- Stated problem
Only one span of the listing below is wanted: the lines from the one with "Write a component" through the one with "import * as", reproduced exactly, both ends kept.
** BEGIN Given data **
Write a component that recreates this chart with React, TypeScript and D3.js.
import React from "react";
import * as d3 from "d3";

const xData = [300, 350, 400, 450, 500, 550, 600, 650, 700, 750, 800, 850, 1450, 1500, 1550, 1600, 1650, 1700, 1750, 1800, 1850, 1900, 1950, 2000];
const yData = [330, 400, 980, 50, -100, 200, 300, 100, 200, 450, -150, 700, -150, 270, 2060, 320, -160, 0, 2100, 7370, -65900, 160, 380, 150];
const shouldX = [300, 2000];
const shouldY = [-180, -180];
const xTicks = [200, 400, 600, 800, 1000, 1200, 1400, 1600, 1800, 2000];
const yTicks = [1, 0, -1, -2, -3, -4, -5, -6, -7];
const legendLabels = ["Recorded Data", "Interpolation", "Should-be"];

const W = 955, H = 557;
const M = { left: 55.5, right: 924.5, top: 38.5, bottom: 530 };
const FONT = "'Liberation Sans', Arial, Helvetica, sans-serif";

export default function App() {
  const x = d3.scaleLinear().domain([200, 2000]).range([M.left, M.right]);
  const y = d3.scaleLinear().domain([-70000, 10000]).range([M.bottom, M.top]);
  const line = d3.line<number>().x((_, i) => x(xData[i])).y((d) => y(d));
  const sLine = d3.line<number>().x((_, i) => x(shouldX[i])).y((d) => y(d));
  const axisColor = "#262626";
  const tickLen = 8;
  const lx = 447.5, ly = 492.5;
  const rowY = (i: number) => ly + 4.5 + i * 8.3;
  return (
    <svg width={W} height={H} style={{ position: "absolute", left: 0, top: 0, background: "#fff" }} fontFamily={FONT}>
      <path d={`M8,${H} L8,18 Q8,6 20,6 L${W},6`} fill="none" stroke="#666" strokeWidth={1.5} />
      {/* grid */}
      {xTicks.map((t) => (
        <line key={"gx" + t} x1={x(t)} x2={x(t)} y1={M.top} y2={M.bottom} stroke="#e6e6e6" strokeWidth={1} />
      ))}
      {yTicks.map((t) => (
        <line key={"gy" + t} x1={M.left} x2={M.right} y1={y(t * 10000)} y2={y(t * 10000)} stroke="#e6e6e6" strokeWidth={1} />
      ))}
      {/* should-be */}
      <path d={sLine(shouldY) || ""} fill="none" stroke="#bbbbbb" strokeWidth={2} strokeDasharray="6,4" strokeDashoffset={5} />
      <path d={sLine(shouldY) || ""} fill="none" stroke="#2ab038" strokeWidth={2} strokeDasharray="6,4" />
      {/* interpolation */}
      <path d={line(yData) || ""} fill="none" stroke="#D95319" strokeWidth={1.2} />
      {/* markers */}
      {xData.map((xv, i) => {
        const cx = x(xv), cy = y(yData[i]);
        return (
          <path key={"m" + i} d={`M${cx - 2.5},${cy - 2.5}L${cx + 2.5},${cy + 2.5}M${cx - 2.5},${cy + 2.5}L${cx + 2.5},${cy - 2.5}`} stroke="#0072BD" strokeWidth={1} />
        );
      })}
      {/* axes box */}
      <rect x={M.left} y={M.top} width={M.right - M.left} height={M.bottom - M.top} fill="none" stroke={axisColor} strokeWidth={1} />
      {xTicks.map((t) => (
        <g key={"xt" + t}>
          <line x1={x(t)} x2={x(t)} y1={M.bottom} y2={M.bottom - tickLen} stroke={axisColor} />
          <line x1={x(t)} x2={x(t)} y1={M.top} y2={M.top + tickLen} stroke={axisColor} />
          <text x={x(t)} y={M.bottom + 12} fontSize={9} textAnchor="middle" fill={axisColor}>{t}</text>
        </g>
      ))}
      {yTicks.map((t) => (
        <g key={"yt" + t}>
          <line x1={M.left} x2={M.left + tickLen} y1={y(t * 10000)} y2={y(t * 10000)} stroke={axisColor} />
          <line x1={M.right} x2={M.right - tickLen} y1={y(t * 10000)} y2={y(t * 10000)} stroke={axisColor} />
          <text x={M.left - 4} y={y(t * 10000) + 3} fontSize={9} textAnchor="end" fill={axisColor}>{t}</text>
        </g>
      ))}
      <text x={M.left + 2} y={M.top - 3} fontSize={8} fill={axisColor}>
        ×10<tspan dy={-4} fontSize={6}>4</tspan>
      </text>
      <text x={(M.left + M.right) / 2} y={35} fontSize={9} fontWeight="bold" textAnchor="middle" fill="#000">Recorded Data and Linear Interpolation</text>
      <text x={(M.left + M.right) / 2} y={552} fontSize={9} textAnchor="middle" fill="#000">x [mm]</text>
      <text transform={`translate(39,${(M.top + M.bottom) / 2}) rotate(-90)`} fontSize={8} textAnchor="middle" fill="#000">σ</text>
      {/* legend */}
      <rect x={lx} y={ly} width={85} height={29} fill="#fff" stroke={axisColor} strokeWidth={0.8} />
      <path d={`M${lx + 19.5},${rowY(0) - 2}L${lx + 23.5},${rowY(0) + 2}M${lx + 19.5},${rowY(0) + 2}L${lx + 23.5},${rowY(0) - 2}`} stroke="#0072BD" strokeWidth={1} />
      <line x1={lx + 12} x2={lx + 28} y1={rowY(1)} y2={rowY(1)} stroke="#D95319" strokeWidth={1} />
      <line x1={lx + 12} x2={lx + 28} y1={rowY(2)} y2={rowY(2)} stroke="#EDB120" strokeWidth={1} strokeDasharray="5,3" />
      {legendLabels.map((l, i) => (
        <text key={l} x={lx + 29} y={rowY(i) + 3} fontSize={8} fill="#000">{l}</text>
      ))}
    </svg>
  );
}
** END Given data **
** BEGIN Given data **
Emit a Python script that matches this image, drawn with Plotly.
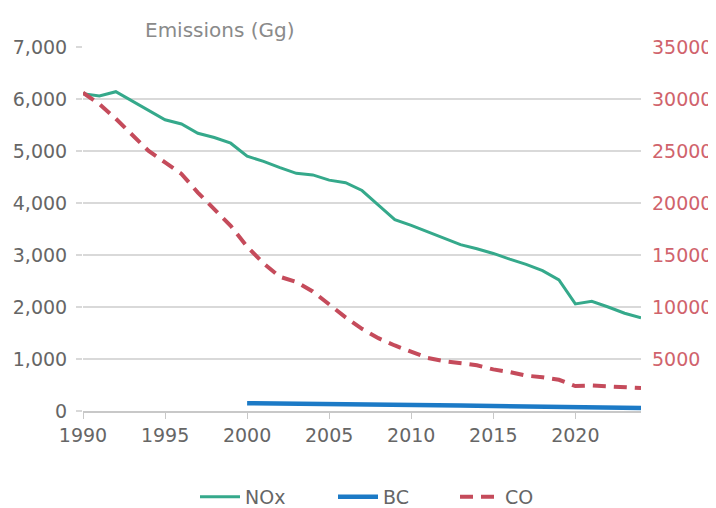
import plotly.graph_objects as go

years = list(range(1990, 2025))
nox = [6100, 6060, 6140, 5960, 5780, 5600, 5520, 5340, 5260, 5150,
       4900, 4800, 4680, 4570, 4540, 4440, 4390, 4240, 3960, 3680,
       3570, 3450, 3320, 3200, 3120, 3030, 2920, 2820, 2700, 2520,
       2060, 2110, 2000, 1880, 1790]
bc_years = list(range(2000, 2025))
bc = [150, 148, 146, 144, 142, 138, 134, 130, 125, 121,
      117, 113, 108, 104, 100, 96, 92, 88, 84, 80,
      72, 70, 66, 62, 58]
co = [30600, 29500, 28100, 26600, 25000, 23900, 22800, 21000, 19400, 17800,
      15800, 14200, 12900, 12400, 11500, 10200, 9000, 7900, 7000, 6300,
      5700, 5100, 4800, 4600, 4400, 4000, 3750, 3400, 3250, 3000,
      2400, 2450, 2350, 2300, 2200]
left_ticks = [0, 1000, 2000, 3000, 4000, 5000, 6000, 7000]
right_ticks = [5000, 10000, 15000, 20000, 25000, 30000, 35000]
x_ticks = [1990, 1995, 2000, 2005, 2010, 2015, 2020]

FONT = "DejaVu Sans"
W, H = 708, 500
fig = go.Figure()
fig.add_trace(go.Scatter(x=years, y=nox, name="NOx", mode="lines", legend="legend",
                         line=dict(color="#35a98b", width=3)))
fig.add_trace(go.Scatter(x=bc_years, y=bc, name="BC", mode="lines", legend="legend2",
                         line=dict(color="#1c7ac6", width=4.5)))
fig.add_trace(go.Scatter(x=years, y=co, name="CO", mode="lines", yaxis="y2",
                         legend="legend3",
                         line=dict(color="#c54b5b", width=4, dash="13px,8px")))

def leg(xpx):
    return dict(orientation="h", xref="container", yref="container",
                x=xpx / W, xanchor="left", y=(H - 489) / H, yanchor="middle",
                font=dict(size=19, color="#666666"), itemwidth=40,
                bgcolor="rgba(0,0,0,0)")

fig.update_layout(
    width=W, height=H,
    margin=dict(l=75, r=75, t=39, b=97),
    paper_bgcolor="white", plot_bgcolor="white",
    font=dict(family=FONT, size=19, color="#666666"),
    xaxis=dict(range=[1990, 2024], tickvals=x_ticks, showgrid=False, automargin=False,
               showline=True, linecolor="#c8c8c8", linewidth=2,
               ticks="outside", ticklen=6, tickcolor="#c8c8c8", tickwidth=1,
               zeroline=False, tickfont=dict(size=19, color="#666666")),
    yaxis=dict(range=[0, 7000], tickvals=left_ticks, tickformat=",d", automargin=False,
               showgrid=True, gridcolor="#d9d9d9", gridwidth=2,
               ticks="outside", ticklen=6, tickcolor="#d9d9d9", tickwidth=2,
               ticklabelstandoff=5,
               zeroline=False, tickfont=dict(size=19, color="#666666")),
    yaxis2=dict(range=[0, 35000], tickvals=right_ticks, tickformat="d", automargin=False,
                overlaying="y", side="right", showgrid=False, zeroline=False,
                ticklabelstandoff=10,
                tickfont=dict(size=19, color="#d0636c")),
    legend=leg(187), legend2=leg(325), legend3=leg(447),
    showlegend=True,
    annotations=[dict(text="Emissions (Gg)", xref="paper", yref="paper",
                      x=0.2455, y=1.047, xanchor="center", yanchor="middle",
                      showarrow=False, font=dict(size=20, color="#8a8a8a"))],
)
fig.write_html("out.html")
** END Given data **
- Task result
Write a component that recreates this chart with React, TypeScript and D3.js.
import React from "react";
import * as d3 from "d3";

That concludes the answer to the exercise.